Collected data
------------------------------------------------
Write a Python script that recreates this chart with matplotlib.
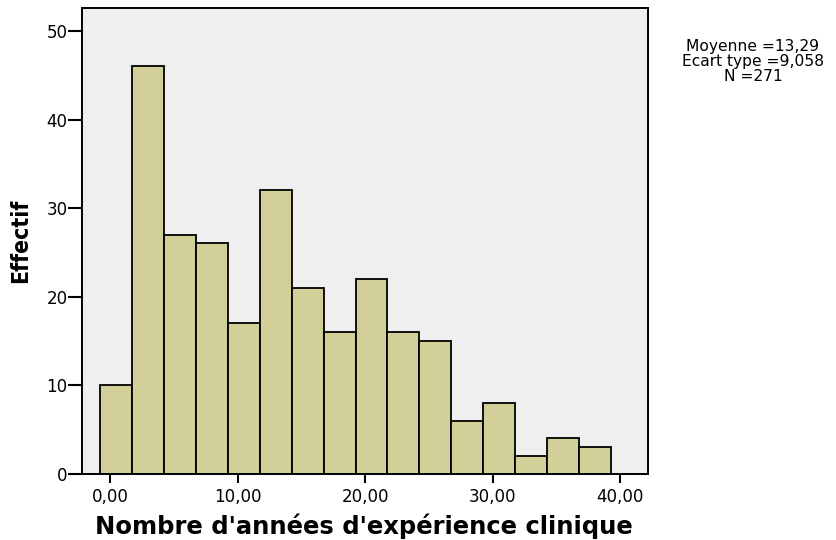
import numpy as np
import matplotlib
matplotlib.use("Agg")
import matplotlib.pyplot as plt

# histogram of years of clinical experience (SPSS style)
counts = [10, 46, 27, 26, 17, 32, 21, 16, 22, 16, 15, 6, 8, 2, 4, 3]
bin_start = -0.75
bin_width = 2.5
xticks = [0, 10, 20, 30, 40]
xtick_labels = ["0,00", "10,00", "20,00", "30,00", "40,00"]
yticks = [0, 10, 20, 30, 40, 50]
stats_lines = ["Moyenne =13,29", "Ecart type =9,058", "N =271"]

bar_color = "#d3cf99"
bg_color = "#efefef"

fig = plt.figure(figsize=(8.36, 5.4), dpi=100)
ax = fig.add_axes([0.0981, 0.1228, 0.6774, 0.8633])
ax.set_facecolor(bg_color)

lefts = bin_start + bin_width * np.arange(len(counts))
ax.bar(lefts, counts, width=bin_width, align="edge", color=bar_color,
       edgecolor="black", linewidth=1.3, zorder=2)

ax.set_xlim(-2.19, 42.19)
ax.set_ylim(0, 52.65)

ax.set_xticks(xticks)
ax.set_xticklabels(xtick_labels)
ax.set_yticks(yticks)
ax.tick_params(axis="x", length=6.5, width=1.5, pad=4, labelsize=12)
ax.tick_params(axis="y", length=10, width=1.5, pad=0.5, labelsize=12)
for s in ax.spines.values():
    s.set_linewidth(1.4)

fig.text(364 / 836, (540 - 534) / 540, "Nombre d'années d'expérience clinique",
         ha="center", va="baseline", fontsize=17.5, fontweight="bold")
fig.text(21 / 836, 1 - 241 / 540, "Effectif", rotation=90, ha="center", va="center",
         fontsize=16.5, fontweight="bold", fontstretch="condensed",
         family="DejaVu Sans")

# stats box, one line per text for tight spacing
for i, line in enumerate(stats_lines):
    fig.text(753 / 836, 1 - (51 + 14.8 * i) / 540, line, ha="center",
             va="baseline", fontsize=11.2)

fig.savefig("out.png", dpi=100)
------------------------------------------------
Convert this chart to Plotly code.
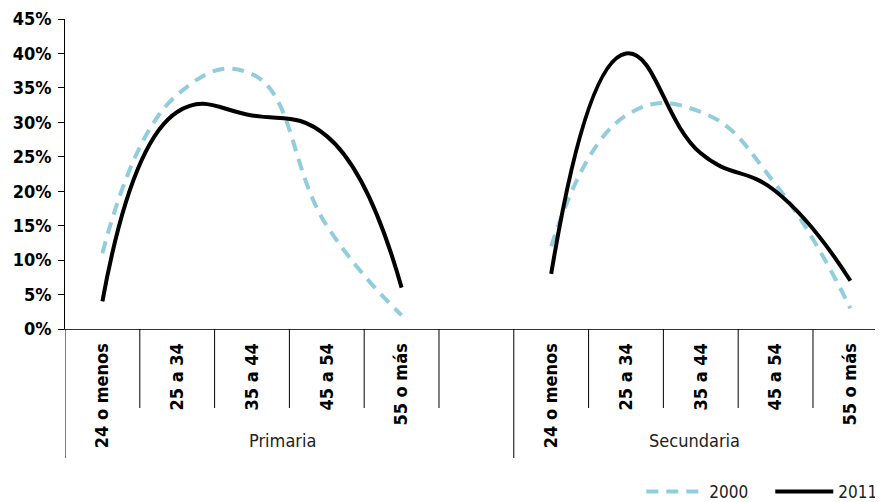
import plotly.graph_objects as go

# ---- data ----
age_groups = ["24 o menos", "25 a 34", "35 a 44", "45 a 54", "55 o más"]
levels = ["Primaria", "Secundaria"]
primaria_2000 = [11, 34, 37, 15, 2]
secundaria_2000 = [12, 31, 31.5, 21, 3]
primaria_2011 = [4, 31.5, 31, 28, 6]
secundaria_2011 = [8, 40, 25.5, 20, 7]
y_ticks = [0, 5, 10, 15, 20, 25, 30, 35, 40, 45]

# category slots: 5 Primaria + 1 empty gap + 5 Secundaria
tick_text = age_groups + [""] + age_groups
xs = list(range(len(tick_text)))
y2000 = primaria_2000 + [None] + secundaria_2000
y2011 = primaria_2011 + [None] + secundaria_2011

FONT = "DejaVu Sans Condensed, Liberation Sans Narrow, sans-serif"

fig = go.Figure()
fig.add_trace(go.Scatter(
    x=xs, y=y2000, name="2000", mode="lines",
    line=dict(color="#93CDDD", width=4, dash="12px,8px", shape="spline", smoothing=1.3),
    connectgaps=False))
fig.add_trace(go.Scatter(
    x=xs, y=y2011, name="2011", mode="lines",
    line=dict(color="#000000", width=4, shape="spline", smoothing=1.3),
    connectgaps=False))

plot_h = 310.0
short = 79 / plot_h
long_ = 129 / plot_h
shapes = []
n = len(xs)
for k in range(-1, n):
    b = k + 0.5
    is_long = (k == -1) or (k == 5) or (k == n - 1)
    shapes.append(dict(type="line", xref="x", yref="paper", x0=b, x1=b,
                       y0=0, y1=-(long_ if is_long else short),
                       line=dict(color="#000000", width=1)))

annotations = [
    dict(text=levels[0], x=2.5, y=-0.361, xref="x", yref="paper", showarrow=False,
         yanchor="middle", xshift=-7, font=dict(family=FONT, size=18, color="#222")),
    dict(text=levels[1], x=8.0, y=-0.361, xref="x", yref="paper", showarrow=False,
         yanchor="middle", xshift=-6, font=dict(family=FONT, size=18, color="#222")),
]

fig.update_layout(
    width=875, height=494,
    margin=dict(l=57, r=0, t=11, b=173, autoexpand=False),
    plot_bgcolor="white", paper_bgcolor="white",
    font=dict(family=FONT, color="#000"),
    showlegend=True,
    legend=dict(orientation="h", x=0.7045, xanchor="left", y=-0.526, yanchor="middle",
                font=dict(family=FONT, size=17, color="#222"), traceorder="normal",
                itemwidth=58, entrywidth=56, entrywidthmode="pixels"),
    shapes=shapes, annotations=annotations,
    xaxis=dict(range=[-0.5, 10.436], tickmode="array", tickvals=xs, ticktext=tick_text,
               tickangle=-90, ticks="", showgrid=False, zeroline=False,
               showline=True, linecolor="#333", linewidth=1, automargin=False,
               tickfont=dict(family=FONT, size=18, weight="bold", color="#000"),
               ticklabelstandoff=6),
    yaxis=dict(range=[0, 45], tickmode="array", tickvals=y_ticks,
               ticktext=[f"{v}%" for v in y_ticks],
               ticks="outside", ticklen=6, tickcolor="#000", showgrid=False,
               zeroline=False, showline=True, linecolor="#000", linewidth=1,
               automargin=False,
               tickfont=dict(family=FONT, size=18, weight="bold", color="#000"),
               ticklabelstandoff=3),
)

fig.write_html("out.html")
------------------------------------------------
**THE EXERCISE:**
Write out the lines running from the one that contains "Convert this chart to Plotly code." through the one that contains "35, 40, 45]", ends included, and nothing else. Pictures stay out of the copy.

**FINAL RESULT:**
Convert this chart to Plotly code.
import plotly.graph_objects as go

# ---- data ----
age_groups = ["24 o menos", "25 a 34", "35 a 44", "45 a 54", "55 o más"]
levels = ["Primaria", "Secundaria"]
primaria_2000 = [11, 34, 37, 15, 2]
secundaria_2000 = [12, 31, 31.5, 21, 3]
primaria_2011 = [4, 31.5, 31, 28, 6]
secundaria_2011 = [8, 40, 25.5, 20, 7]
y_ticks = [0, 5, 10, 15, 20, 25, 30, 35, 40, 45]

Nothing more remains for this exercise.